## The exercise
Restate the whole listing word for word. Pictures are left out.

## Data
** Begin **
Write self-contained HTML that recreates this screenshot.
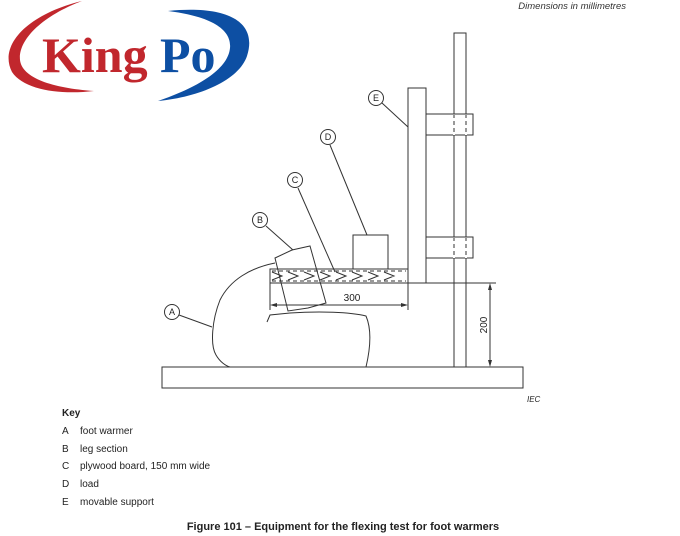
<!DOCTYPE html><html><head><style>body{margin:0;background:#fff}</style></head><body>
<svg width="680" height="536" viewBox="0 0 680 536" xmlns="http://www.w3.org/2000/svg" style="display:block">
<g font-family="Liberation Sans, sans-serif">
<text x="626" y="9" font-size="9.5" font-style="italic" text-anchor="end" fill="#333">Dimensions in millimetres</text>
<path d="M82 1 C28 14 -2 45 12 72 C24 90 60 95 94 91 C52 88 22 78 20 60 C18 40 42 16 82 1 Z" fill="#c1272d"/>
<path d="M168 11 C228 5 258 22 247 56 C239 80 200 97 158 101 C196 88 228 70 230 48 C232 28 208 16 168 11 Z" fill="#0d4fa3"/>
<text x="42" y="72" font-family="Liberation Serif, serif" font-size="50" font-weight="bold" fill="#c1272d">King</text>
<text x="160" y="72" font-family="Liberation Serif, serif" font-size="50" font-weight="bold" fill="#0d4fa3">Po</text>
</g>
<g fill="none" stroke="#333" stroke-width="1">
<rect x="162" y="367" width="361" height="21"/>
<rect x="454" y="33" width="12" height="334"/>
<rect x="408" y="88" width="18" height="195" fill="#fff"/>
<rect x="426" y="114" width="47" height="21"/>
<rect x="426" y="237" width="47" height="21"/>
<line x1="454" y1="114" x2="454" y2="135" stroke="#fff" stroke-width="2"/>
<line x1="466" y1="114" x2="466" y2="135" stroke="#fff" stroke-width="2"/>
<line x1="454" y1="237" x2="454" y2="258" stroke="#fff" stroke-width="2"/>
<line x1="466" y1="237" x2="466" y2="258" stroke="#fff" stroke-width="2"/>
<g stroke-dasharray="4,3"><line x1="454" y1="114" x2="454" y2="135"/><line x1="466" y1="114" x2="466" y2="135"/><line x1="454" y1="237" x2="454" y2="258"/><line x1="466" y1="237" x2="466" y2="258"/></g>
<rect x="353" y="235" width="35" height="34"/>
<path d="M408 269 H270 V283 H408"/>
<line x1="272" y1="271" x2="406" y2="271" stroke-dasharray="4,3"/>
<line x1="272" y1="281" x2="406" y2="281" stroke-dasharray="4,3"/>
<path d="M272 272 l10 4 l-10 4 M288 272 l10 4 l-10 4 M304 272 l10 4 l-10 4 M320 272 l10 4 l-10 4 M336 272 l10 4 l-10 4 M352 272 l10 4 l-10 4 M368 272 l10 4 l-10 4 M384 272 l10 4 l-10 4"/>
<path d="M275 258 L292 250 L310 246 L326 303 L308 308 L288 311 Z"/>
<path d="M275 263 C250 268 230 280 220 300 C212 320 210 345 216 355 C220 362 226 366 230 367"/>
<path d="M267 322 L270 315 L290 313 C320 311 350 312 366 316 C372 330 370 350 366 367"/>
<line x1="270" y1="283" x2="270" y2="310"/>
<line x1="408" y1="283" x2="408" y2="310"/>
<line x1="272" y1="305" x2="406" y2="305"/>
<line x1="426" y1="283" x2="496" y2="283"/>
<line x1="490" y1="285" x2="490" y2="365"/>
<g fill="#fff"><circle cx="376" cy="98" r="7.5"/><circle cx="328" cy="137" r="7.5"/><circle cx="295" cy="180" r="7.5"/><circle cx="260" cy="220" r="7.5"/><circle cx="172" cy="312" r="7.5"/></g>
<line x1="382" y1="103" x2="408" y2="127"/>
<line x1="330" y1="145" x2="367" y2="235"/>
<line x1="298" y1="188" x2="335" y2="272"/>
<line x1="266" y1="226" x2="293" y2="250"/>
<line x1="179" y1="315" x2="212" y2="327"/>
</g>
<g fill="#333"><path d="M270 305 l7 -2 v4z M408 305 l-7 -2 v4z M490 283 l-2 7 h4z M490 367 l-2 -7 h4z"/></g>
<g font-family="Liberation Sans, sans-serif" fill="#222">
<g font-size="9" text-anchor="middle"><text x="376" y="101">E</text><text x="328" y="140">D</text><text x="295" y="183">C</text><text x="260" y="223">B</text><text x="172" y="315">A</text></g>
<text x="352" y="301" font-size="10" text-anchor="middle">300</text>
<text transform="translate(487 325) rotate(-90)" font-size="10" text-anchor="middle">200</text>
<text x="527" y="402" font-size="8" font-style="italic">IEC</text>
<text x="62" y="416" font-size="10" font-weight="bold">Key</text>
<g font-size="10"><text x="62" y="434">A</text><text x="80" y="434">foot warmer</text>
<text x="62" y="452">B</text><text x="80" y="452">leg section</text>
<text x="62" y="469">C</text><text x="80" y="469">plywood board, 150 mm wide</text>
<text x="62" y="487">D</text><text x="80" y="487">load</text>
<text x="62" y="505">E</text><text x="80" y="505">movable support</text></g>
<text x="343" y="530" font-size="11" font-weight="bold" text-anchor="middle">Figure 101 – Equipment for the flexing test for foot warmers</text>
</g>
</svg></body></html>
** End **
## Full output
Write self-contained HTML that recreates this screenshot.
<!DOCTYPE html><html><head><style>body{margin:0;background:#fff}</style></head><body>
<svg width="680" height="536" viewBox="0 0 680 536" xmlns="http://www.w3.org/2000/svg" style="display:block">
<g font-family="Liberation Sans, sans-serif">
<text x="626" y="9" font-size="9.5" font-style="italic" text-anchor="end" fill="#333">Dimensions in millimetres</text>
<path d="M82 1 C28 14 -2 45 12 72 C24 90 60 95 94 91 C52 88 22 78 20 60 C18 40 42 16 82 1 Z" fill="#c1272d"/>
<path d="M168 11 C228 5 258 22 247 56 C239 80 200 97 158 101 C196 88 228 70 230 48 C232 28 208 16 168 11 Z" fill="#0d4fa3"/>
<text x="42" y="72" font-family="Liberation Serif, serif" font-size="50" font-weight="bold" fill="#c1272d">King</text>
<text x="160" y="72" font-family="Liberation Serif, serif" font-size="50" font-weight="bold" fill="#0d4fa3">Po</text>
</g>
<g fill="none" stroke="#333" stroke-width="1">
<rect x="162" y="367" width="361" height="21"/>
<rect x="454" y="33" width="12" height="334"/>
<rect x="408" y="88" width="18" height="195" fill="#fff"/>
<rect x="426" y="114" width="47" height="21"/>
<rect x="426" y="237" width="47" height="21"/>
<line x1="454" y1="114" x2="454" y2="135" stroke="#fff" stroke-width="2"/>
<line x1="466" y1="114" x2="466" y2="135" stroke="#fff" stroke-width="2"/>
<line x1="454" y1="237" x2="454" y2="258" stroke="#fff" stroke-width="2"/>
<line x1="466" y1="237" x2="466" y2="258" stroke="#fff" stroke-width="2"/>
<g stroke-dasharray="4,3"><line x1="454" y1="114" x2="454" y2="135"/><line x1="466" y1="114" x2="466" y2="135"/><line x1="454" y1="237" x2="454" y2="258"/><line x1="466" y1="237" x2="466" y2="258"/></g>
<rect x="353" y="235" width="35" height="34"/>
<path d="M408 269 H270 V283 H408"/>
<line x1="272" y1="271" x2="406" y2="271" stroke-dasharray="4,3"/>
<line x1="272" y1="281" x2="406" y2="281" stroke-dasharray="4,3"/>
<path d="M272 272 l10 4 l-10 4 M288 272 l10 4 l-10 4 M304 272 l10 4 l-10 4 M320 272 l10 4 l-10 4 M336 272 l10 4 l-10 4 M352 272 l10 4 l-10 4 M368 272 l10 4 l-10 4 M384 272 l10 4 l-10 4"/>
<path d="M275 258 L292 250 L310 246 L326 303 L308 308 L288 311 Z"/>
<path d="M275 263 C250 268 230 280 220 300 C212 320 210 345 216 355 C220 362 226 366 230 367"/>
<path d="M267 322 L270 315 L290 313 C320 311 350 312 366 316 C372 330 370 350 366 367"/>
<line x1="270" y1="283" x2="270" y2="310"/>
<line x1="408" y1="283" x2="408" y2="310"/>
<line x1="272" y1="305" x2="406" y2="305"/>
<line x1="426" y1="283" x2="496" y2="283"/>
<line x1="490" y1="285" x2="490" y2="365"/>
<g fill="#fff"><circle cx="376" cy="98" r="7.5"/><circle cx="328" cy="137" r="7.5"/><circle cx="295" cy="180" r="7.5"/><circle cx="260" cy="220" r="7.5"/><circle cx="172" cy="312" r="7.5"/></g>
<line x1="382" y1="103" x2="408" y2="127"/>
<line x1="330" y1="145" x2="367" y2="235"/>
<line x1="298" y1="188" x2="335" y2="272"/>
<line x1="266" y1="226" x2="293" y2="250"/>
<line x1="179" y1="315" x2="212" y2="327"/>
</g>
<g fill="#333"><path d="M270 305 l7 -2 v4z M408 305 l-7 -2 v4z M490 283 l-2 7 h4z M490 367 l-2 -7 h4z"/></g>
<g font-family="Liberation Sans, sans-serif" fill="#222">
<g font-size="9" text-anchor="middle"><text x="376" y="101">E</text><text x="328" y="140">D</text><text x="295" y="183">C</text><text x="260" y="223">B</text><text x="172" y="315">A</text></g>
<text x="352" y="301" font-size="10" text-anchor="middle">300</text>
<text transform="translate(487 325) rotate(-90)" font-size="10" text-anchor="middle">200</text>
<text x="527" y="402" font-size="8" font-style="italic">IEC</text>
<text x="62" y="416" font-size="10" font-weight="bold">Key</text>
<g font-size="10"><text x="62" y="434">A</text><text x="80" y="434">foot warmer</text>
<text x="62" y="452">B</text><text x="80" y="452">leg section</text>
<text x="62" y="469">C</text><text x="80" y="469">plywood board, 150 mm wide</text>
<text x="62" y="487">D</text><text x="80" y="487">load</text>
<text x="62" y="505">E</text><text x="80" y="505">movable support</text></g>
<text x="343" y="530" font-size="11" font-weight="bold" text-anchor="middle">Figure 101 – Equipment for the flexing test for foot warmers</text>
</g>
</svg></body></html>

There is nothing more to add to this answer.